労働・残業問題

家に帰りたがらない従業員

出退社時間の入力を従業員本人がタイムカード行っており、退社時刻を入力した後も、ほぼ毎日、夜遅くまで会社に残る従業員がいます。

自由な社風のせいもあり、仕事をしているわけでもないのに、会社に残り好きな事をしているといいます。

業務終了後は帰宅するよう口頭で伝えたり、文書等で全社的に通知をしても早く帰る気配はありません。

なかには業務が忙しくて残業している従業員もいるようですが、区別がつきにくい状況になっています。

このように、注意指導をしても、正確に勤怠をつけない状態で長時間労働を続ける従業員がいるとした場合、万が一メンタル不全になったりすると企業として安全配慮義務違反に問われる可能性があるのでしょうか。

上司によるサービス残業の強要などはなく、あくまでも個人的な問題のようです。

企業としては労働時間を適正に管理する責務を負っていることから、注意指導をしても早く帰らずに会社に残っている従業員が万が一メンタル不全になった場合であっても安全配慮義務違反に問われる可能性が高いと思われます。

また、個人的な事情で残っていたとしても、何か重大な事故などが発生した際には会社としての管理責任を問われる可能性も当然にあり得る事です。

個人的に会社に残っている具体的な理由を明らかにし、なかには業務が忙しくて残業をしている従業員がいるようであれば上司からの指示や承認を得ているかも明らかにする必要があります。
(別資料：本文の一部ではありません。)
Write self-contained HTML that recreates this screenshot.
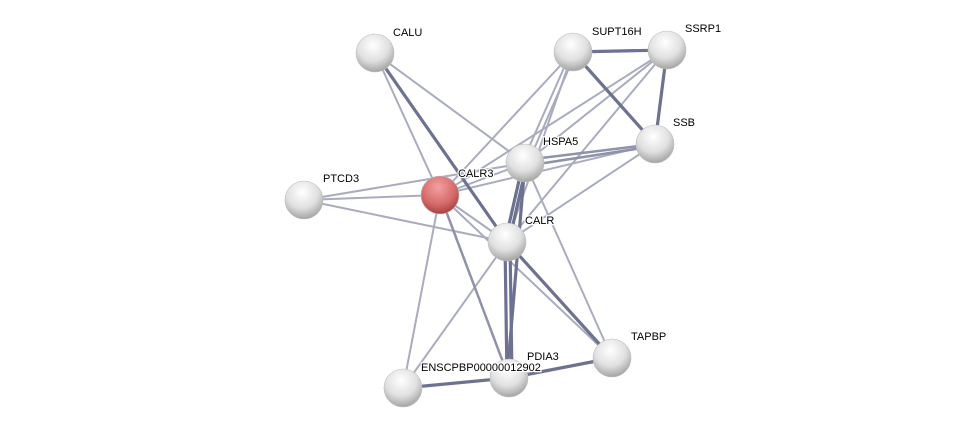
<!DOCTYPE html>
<html><head><style>body{margin:0;background:#fff}svg{display:block}text{font-family:"Liberation Sans",sans-serif;font-size:11px;fill:#000;stroke:#fff;stroke-width:2.5px;paint-order:stroke}</style></head>
<body>
<svg width="976" height="434" viewBox="0 0 976 434">
<defs>
<radialGradient id="g" cx="0.45" cy="0.3" r="0.75">
<stop offset="0" stop-color="#ffffff"/><stop offset="0.55" stop-color="#e0e0e0"/><stop offset="1" stop-color="#9a9a9a"/></radialGradient>
<radialGradient id="r" cx="0.45" cy="0.3" r="0.75">
<stop offset="0" stop-color="#f3a0a0"/><stop offset="0.6" stop-color="#d66a6a"/><stop offset="1" stop-color="#9e3b3b"/></radialGradient>
</defs>
<g stroke-linecap="round">
<g stroke="#a9acbf" stroke-width="2">
<line x1="375" y1="53" x2="440" y2="195"/>
<line x1="375" y1="53" x2="525" y2="163"/>
<line x1="573" y1="52" x2="440" y2="195"/>
<line x1="571" y1="52" x2="522" y2="163"/>
<line x1="576" y1="52" x2="528" y2="163"/>
<line x1="573" y1="52" x2="507" y2="242"/>
<line x1="667" y1="50" x2="525" y2="163"/>
<line x1="667" y1="50" x2="440" y2="195"/>
<line x1="667" y1="50" x2="507" y2="242"/>
<line x1="655" y1="144" x2="440" y2="195"/>
<line x1="655" y1="144" x2="507" y2="242"/>
<line x1="304" y1="200" x2="440" y2="195"/>
<line x1="304" y1="200" x2="525" y2="163"/>
<line x1="304" y1="200" x2="507" y2="242"/>
<line x1="525" y1="163" x2="612" y2="358"/>
<line x1="525" y1="163" x2="440" y2="195"/>
<line x1="440" y1="195" x2="507" y2="242"/>
<line x1="440" y1="195" x2="403" y2="388"/>
<line x1="440" y1="195" x2="612" y2="358"/>
<line x1="507" y1="242" x2="403" y2="388"/>
</g>
<g stroke="#8e92aa" stroke-width="2.5">
<line x1="655" y1="144" x2="525" y2="160"/>
<line x1="655" y1="146" x2="525" y2="166"/>
<line x1="440" y1="195" x2="509" y2="378"/>
</g>
<g stroke="#6d7290" stroke-width="3.2">
<line x1="375" y1="53" x2="507" y2="242"/>
<line x1="573" y1="52" x2="667" y2="50"/>
<line x1="573" y1="52" x2="655" y2="144"/>
<line x1="667" y1="50" x2="655" y2="144"/>
<line x1="523" y1="163" x2="505" y2="242"/>
<line x1="527" y1="163" x2="509" y2="242"/>
<line x1="525" y1="163" x2="507" y2="378"/>
<line x1="505" y1="242" x2="507" y2="378"/>
<line x1="510" y1="242" x2="512" y2="378"/>
<line x1="507" y1="242" x2="612" y2="358"/>
<line x1="509" y1="378" x2="612" y2="358"/>
<line x1="403" y1="388" x2="509" y2="378"/>
</g>
</g>
<g stroke="#bdbdbd" stroke-width="0.6">
<circle cx="375" cy="53" r="19" fill="url(#g)"/>
<circle cx="573" cy="52" r="19" fill="url(#g)"/>
<circle cx="667" cy="50" r="19" fill="url(#g)"/>
<circle cx="655" cy="144" r="19" fill="url(#g)"/>
<circle cx="525" cy="163" r="19" fill="url(#g)"/>
<circle cx="440" cy="195" r="19" fill="url(#r)"/>
<circle cx="304" cy="200" r="19" fill="url(#g)"/>
<circle cx="507" cy="242" r="19" fill="url(#g)"/>
<circle cx="612" cy="358" r="19" fill="url(#g)"/>
<circle cx="509" cy="378" r="19" fill="url(#g)"/>
<circle cx="403" cy="388" r="19" fill="url(#g)"/>
</g>
<text x="393" y="36">CALU</text>
<text x="592" y="35">SUPT16H</text>
<text x="685" y="32">SSRP1</text>
<text x="673" y="126">SSB</text>
<text x="543" y="145">HSPA5</text>
<text x="458" y="177">CALR3</text>
<text x="323" y="182">PTCD3</text>
<text x="525" y="224">CALR</text>
<text x="631" y="340">TAPBP</text>
<text x="527" y="360">PDIA3</text>
<text x="421" y="371">ENSCPBP00000012902</text>
</svg>
</body></html>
自由な社風である意味をしっかり理解してもらいつつ、残業の考え方や働く上でのルール(上司への申請・承認のない残業は認めないなど)の再徹底を行うそれでも改善されないには服務規律違反などで強く指導していく、というような形で段階を経て進めていくといいと考えます。

メンタル不全以外にも近年では「未払い残業代訴訟」なるものが珍しくないご時世となっており、退職した従業員が突然豹変し、「未払い残業代訴訟」を提訴する事態に発展しないように、労働時間管理を適切に行わなければならないものと考えます。